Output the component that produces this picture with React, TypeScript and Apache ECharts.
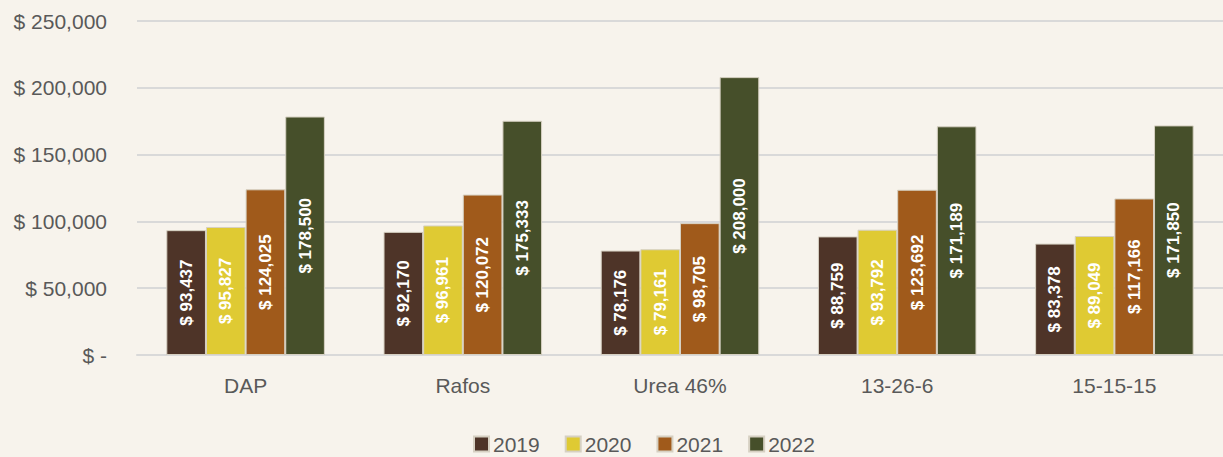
import React, { useEffect, useRef } from "react";
import * as echarts from "echarts";

const categories = ["DAP", "Rafos", "Urea 46%", "13-26-6", "15-15-15"];
const seriesNames = ["2019", "2020", "2021", "2022"];
const values2019 = [93437, 92170, 78176, 88759, 83378];
const values2020 = [95827, 96961, 79161, 93792, 89049];
const values2021 = [124025, 120072, 98705, 123692, 117166];
const values2022 = [178500, 175333, 208000, 171189, 171850];
const colors = ["#4e3428", "#dfca33", "#a05a1b", "#464f2a"];

const FONT = "Liberation Sans, Arial, sans-serif";
const fmt = (v: number) => "$ " + v.toLocaleString("en-US");

export default function App() {
  const ref = useRef<HTMLDivElement>(null);
  useEffect(() => {
    if (!ref.current) return;
    const chart = echarts.init(ref.current, undefined, { renderer: "svg" });
    const data = [values2019, values2020, values2021, values2022];
    chart.setOption({
      animation: false,
      backgroundColor: "#f7f3ec",
      grid: { left: 137, width: 1090, top: 21, bottom: 102 },
      legend: {
        top: 433,
        left: 468,
        padding: [0, 5, 0, 5],
        itemWidth: 15,
        itemHeight: 15,
        itemGap: 25,
        icon: "rect",
        textStyle: { fontFamily: FONT, fontSize: 21, lineHeight: 22, color: "#595959", padding: [0, 0, 0, -1] },
        data: seriesNames,
      },
      xAxis: {
        type: "category",
        data: categories,
        axisTick: { show: false },
        axisLine: { lineStyle: { color: "#d9d9d9", width: 2 } },
        axisLabel: { fontFamily: FONT, fontSize: 21, color: "#595959", margin: 20 },
      },
      yAxis: {
        type: "value",
        min: 0,
        max: 250000,
        interval: 50000,
        axisLabel: {
          fontFamily: FONT,
          fontSize: 21,
          color: "#595959",
          margin: 30,
          formatter: (v: number) => (v === 0 ? "$ -" : fmt(v)),
        },
        splitLine: { lineStyle: { color: "#d9d9d9", width: 2 } },
      },
      series: seriesNames.map((name, i) => ({
        name,
        type: "bar",
        data: data[i],
        barGap: "0%",
        barCategoryGap: "27%",
        itemStyle: { color: colors[i], borderColor: "#d6d0c2", borderWidth: 1 },
        label: {
          show: true,
          position: "inside",
          rotate: 90,
          color: "#ffffff",
          fontFamily: FONT,
          fontWeight: "bold",
          fontSize: 17,
          formatter: (p: any) => fmt(p.value),
        },
      })),
    });
    return () => chart.dispose();
  }, []);
  return (
    <div
      ref={ref}
      style={{ position: "absolute", left: 0, top: 0, width: 1223, height: 457 }}
    />
  );
}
========================================================================
__WHAT TO WORK ON__
Omit the pictures, and quote the material above exactly as given.

__THE COMPLETED TASK__
Output the component that produces this picture with React, TypeScript and Apache ECharts.
import React, { useEffect, useRef } from "react";
import * as echarts from "echarts";

const categories = ["DAP", "Rafos", "Urea 46%", "13-26-6", "15-15-15"];
const seriesNames = ["2019", "2020", "2021", "2022"];
const values2019 = [93437, 92170, 78176, 88759, 83378];
const values2020 = [95827, 96961, 79161, 93792, 89049];
const values2021 = [124025, 120072, 98705, 123692, 117166];
const values2022 = [178500, 175333, 208000, 171189, 171850];
const colors = ["#4e3428", "#dfca33", "#a05a1b", "#464f2a"];

const FONT = "Liberation Sans, Arial, sans-serif";
const fmt = (v: number) => "$ " + v.toLocaleString("en-US");

export default function App() {
  const ref = useRef<HTMLDivElement>(null);
  useEffect(() => {
    if (!ref.current) return;
    const chart = echarts.init(ref.current, undefined, { renderer: "svg" });
    const data = [values2019, values2020, values2021, values2022];
    chart.setOption({
      animation: false,
      backgroundColor: "#f7f3ec",
      grid: { left: 137, width: 1090, top: 21, bottom: 102 },
      legend: {
        top: 433,
        left: 468,
        padding: [0, 5, 0, 5],
        itemWidth: 15,
        itemHeight: 15,
        itemGap: 25,
        icon: "rect",
        textStyle: { fontFamily: FONT, fontSize: 21, lineHeight: 22, color: "#595959", padding: [0, 0, 0, -1] },
        data: seriesNames,
      },
      xAxis: {
        type: "category",
        data: categories,
        axisTick: { show: false },
        axisLine: { lineStyle: { color: "#d9d9d9", width: 2 } },
        axisLabel: { fontFamily: FONT, fontSize: 21, color: "#595959", margin: 20 },
      },
      yAxis: {
        type: "value",
        min: 0,
        max: 250000,
        interval: 50000,
        axisLabel: {
          fontFamily: FONT,
          fontSize: 21,
          color: "#595959",
          margin: 30,
          formatter: (v: number) => (v === 0 ? "$ -" : fmt(v)),
        },
        splitLine: { lineStyle: { color: "#d9d9d9", width: 2 } },
      },
      series: seriesNames.map((name, i) => ({
        name,
        type: "bar",
        data: data[i],
        barGap: "0%",
        barCategoryGap: "27%",
        itemStyle: { color: colors[i], borderColor: "#d6d0c2", borderWidth: 1 },
        label: {
          show: true,
          position: "inside",
          rotate: 90,
          color: "#ffffff",
          fontFamily: FONT,
          fontWeight: "bold",
          fontSize: 17,
          formatter: (p: any) => fmt(p.value),
        },
      })),
    });
    return () => chart.dispose();
  }, []);
  return (
    <div
      ref={ref}
      style={{ position: "absolute", left: 0, top: 0, width: 1223, height: 457 }}
    />
  );
}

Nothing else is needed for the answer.